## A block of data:
○ ○ ○ ○

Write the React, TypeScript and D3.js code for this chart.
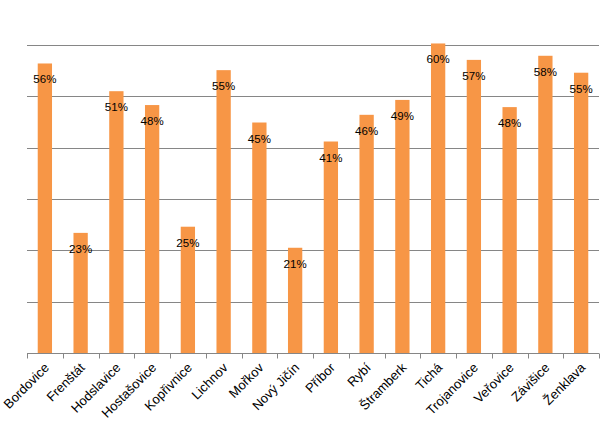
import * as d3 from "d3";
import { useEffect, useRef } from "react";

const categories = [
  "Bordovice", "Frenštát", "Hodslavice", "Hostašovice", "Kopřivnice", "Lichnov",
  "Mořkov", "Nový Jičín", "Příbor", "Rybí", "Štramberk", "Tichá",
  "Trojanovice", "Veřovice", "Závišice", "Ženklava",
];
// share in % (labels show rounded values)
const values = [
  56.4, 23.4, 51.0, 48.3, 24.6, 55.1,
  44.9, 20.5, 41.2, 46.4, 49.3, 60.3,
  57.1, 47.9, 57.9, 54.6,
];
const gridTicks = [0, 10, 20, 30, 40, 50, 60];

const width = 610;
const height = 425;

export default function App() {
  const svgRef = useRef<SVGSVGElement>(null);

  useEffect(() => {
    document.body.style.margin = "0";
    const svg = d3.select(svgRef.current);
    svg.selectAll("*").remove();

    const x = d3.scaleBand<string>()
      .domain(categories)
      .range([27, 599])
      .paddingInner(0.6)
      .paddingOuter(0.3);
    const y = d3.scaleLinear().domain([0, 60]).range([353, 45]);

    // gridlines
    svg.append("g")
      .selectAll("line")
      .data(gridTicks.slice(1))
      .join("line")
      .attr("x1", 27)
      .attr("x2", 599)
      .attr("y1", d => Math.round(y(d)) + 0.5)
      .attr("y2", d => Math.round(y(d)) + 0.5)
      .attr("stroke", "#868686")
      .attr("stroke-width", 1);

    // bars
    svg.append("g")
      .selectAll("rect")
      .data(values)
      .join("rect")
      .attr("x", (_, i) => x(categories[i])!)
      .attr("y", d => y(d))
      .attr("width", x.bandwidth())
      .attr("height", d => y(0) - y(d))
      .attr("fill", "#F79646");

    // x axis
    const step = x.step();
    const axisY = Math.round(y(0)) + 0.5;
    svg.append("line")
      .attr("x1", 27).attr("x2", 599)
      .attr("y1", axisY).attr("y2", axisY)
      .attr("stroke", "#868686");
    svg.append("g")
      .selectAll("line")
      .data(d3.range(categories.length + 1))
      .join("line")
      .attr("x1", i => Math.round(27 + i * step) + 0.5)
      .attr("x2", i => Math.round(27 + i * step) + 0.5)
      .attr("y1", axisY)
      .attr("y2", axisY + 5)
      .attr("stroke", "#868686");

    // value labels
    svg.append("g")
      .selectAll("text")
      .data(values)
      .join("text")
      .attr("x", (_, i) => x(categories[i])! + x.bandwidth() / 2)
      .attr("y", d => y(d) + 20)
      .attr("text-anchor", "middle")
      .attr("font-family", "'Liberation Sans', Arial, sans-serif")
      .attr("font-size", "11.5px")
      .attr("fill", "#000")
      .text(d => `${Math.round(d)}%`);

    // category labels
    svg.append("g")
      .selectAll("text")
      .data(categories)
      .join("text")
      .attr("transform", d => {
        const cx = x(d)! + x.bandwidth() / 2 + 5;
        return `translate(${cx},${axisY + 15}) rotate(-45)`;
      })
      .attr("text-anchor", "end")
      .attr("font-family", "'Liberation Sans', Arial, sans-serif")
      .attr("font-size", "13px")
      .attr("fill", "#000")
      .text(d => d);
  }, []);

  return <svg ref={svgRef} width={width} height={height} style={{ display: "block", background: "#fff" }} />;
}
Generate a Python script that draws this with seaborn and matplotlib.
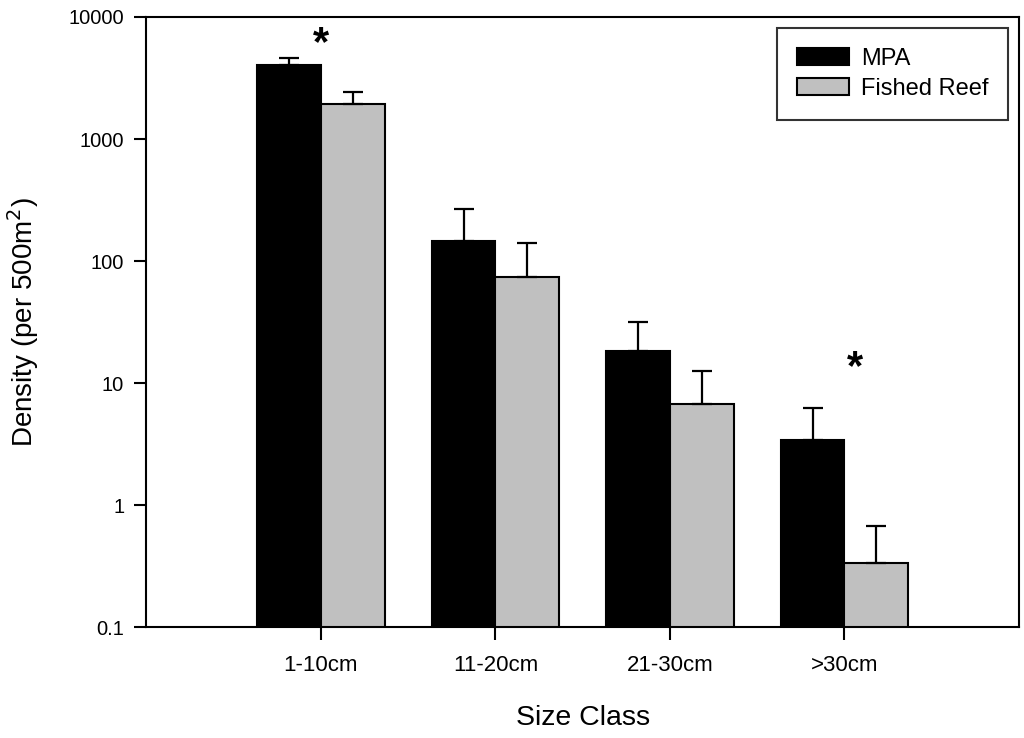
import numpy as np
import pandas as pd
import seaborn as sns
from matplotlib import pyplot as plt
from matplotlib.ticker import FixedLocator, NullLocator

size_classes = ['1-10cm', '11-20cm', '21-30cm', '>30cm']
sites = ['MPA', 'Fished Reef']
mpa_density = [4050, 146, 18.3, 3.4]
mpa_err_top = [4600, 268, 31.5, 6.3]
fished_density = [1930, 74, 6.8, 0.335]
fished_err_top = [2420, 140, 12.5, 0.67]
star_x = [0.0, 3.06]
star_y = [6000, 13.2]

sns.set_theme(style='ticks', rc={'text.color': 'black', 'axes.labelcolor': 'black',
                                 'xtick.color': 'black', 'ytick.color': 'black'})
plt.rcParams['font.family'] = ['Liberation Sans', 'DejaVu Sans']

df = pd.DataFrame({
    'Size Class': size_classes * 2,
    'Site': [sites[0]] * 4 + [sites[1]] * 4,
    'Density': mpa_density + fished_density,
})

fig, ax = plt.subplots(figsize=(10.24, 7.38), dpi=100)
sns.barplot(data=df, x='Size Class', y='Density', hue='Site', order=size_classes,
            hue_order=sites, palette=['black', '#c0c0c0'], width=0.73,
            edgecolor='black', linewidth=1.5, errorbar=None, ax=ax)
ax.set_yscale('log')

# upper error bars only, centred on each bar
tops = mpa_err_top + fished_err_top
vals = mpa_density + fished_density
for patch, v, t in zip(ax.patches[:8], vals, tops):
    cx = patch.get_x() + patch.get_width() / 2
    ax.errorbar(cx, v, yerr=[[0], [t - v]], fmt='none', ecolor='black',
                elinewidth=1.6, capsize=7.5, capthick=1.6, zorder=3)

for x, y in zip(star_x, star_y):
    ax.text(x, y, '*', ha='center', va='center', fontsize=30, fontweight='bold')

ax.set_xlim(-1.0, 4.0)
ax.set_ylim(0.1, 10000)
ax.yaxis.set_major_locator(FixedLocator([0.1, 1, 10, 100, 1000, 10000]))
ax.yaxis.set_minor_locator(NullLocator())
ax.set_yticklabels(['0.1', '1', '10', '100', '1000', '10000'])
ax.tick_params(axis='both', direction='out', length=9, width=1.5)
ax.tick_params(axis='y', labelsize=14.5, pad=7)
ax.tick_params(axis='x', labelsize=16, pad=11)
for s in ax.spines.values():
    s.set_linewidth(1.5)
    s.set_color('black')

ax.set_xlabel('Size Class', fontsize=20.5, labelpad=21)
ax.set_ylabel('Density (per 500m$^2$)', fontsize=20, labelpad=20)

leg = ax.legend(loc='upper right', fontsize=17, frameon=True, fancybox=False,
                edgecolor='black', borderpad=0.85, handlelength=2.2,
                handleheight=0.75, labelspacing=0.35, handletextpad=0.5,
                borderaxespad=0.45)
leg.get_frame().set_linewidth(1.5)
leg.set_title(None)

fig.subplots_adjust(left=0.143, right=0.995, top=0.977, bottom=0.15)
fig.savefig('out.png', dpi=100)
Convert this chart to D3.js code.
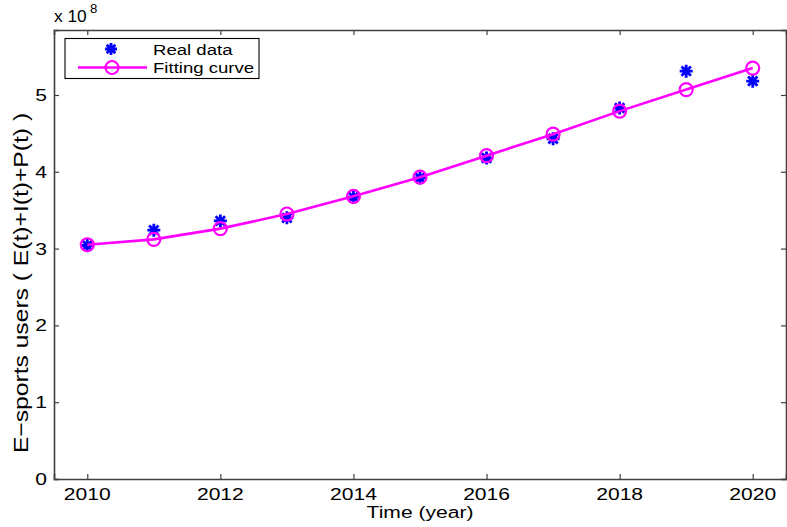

○ ○ ○ ○

## Exercise details:
Leave the pictures out, and transcribe each of the records exactly.

## Task output:
Write the React, TypeScript and D3.js code for this chart.
import * as d3 from "d3";
import { useEffect, useRef } from "react";

const categories = [
  "Bordovice", "Frenštát", "Hodslavice", "Hostašovice", "Kopřivnice", "Lichnov",
  "Mořkov", "Nový Jičín", "Příbor", "Rybí", "Štramberk", "Tichá",
  "Trojanovice", "Veřovice", "Závišice", "Ženklava",
];
// share in % (labels show rounded values)
const values = [
  56.4, 23.4, 51.0, 48.3, 24.6, 55.1,
  44.9, 20.5, 41.2, 46.4, 49.3, 60.3,
  57.1, 47.9, 57.9, 54.6,
];
const gridTicks = [0, 10, 20, 30, 40, 50, 60];

const width = 610;
const height = 425;

export default function App() {
  const svgRef = useRef<SVGSVGElement>(null);

  useEffect(() => {
    document.body.style.margin = "0";
    const svg = d3.select(svgRef.current);
    svg.selectAll("*").remove();

    const x = d3.scaleBand<string>()
      .domain(categories)
      .range([27, 599])
      .paddingInner(0.6)
      .paddingOuter(0.3);
    const y = d3.scaleLinear().domain([0, 60]).range([353, 45]);

    // gridlines
    svg.append("g")
      .selectAll("line")
      .data(gridTicks.slice(1))
      .join("line")
      .attr("x1", 27)
      .attr("x2", 599)
      .attr("y1", d => Math.round(y(d)) + 0.5)
      .attr("y2", d => Math.round(y(d)) + 0.5)
      .attr("stroke", "#868686")
      .attr("stroke-width", 1);

    // bars
    svg.append("g")
      .selectAll("rect")
      .data(values)
      .join("rect")
      .attr("x", (_, i) => x(categories[i])!)
      .attr("y", d => y(d))
      .attr("width", x.bandwidth())
      .attr("height", d => y(0) - y(d))
      .attr("fill", "#F79646");

    // x axis
    const step = x.step();
    const axisY = Math.round(y(0)) + 0.5;
    svg.append("line")
      .attr("x1", 27).attr("x2", 599)
      .attr("y1", axisY).attr("y2", axisY)
      .attr("stroke", "#868686");
    svg.append("g")
      .selectAll("line")
      .data(d3.range(categories.length + 1))
      .join("line")
      .attr("x1", i => Math.round(27 + i * step) + 0.5)
      .attr("x2", i => Math.round(27 + i * step) + 0.5)
      .attr("y1", axisY)
      .attr("y2", axisY + 5)
      .attr("stroke", "#868686");

    // value labels
    svg.append("g")
      .selectAll("text")
      .data(values)
      .join("text")
      .attr("x", (_, i) => x(categories[i])! + x.bandwidth() / 2)
      .attr("y", d => y(d) + 20)
      .attr("text-anchor", "middle")
      .attr("font-family", "'Liberation Sans', Arial, sans-serif")
      .attr("font-size", "11.5px")
      .attr("fill", "#000")
      .text(d => `${Math.round(d)}%`);

    // category labels
    svg.append("g")
      .selectAll("text")
      .data(categories)
      .join("text")
      .attr("transform", d => {
        const cx = x(d)! + x.bandwidth() / 2 + 5;
        return `translate(${cx},${axisY + 15}) rotate(-45)`;
      })
      .attr("text-anchor", "end")
      .attr("font-family", "'Liberation Sans', Arial, sans-serif")
      .attr("font-size", "13px")
      .attr("fill", "#000")
      .text(d => d);
  }, []);

  return <svg ref={svgRef} width={width} height={height} style={{ display: "block", background: "#fff" }} />;
}
Generate a Python script that draws this with seaborn and matplotlib.
import numpy as np
import pandas as pd
import seaborn as sns
from matplotlib import pyplot as plt
from matplotlib.ticker import FixedLocator, NullLocator

size_classes = ['1-10cm', '11-20cm', '21-30cm', '>30cm']
sites = ['MPA', 'Fished Reef']
mpa_density = [4050, 146, 18.3, 3.4]
mpa_err_top = [4600, 268, 31.5, 6.3]
fished_density = [1930, 74, 6.8, 0.335]
fished_err_top = [2420, 140, 12.5, 0.67]
star_x = [0.0, 3.06]
star_y = [6000, 13.2]

sns.set_theme(style='ticks', rc={'text.color': 'black', 'axes.labelcolor': 'black',
                                 'xtick.color': 'black', 'ytick.color': 'black'})
plt.rcParams['font.family'] = ['Liberation Sans', 'DejaVu Sans']

df = pd.DataFrame({
    'Size Class': size_classes * 2,
    'Site': [sites[0]] * 4 + [sites[1]] * 4,
    'Density': mpa_density + fished_density,
})

fig, ax = plt.subplots(figsize=(10.24, 7.38), dpi=100)
sns.barplot(data=df, x='Size Class', y='Density', hue='Site', order=size_classes,
            hue_order=sites, palette=['black', '#c0c0c0'], width=0.73,
            edgecolor='black', linewidth=1.5, errorbar=None, ax=ax)
ax.set_yscale('log')

# upper error bars only, centred on each bar
tops = mpa_err_top + fished_err_top
vals = mpa_density + fished_density
for patch, v, t in zip(ax.patches[:8], vals, tops):
    cx = patch.get_x() + patch.get_width() / 2
    ax.errorbar(cx, v, yerr=[[0], [t - v]], fmt='none', ecolor='black',
                elinewidth=1.6, capsize=7.5, capthick=1.6, zorder=3)

for x, y in zip(star_x, star_y):
    ax.text(x, y, '*', ha='center', va='center', fontsize=30, fontweight='bold')

ax.set_xlim(-1.0, 4.0)
ax.set_ylim(0.1, 10000)
ax.yaxis.set_major_locator(FixedLocator([0.1, 1, 10, 100, 1000, 10000]))
ax.yaxis.set_minor_locator(NullLocator())
ax.set_yticklabels(['0.1', '1', '10', '100', '1000', '10000'])
ax.tick_params(axis='both', direction='out', length=9, width=1.5)
ax.tick_params(axis='y', labelsize=14.5, pad=7)
ax.tick_params(axis='x', labelsize=16, pad=11)
for s in ax.spines.values():
    s.set_linewidth(1.5)
    s.set_color('black')

ax.set_xlabel('Size Class', fontsize=20.5, labelpad=21)
ax.set_ylabel('Density (per 500m$^2$)', fontsize=20, labelpad=20)

leg = ax.legend(loc='upper right', fontsize=17, frameon=True, fancybox=False,
                edgecolor='black', borderpad=0.85, handlelength=2.2,
                handleheight=0.75, labelspacing=0.35, handletextpad=0.5,
                borderaxespad=0.45)
leg.get_frame().set_linewidth(1.5)
leg.set_title(None)

fig.subplots_adjust(left=0.143, right=0.995, top=0.977, bottom=0.15)
fig.savefig('out.png', dpi=100)
Convert this chart to D3.js code.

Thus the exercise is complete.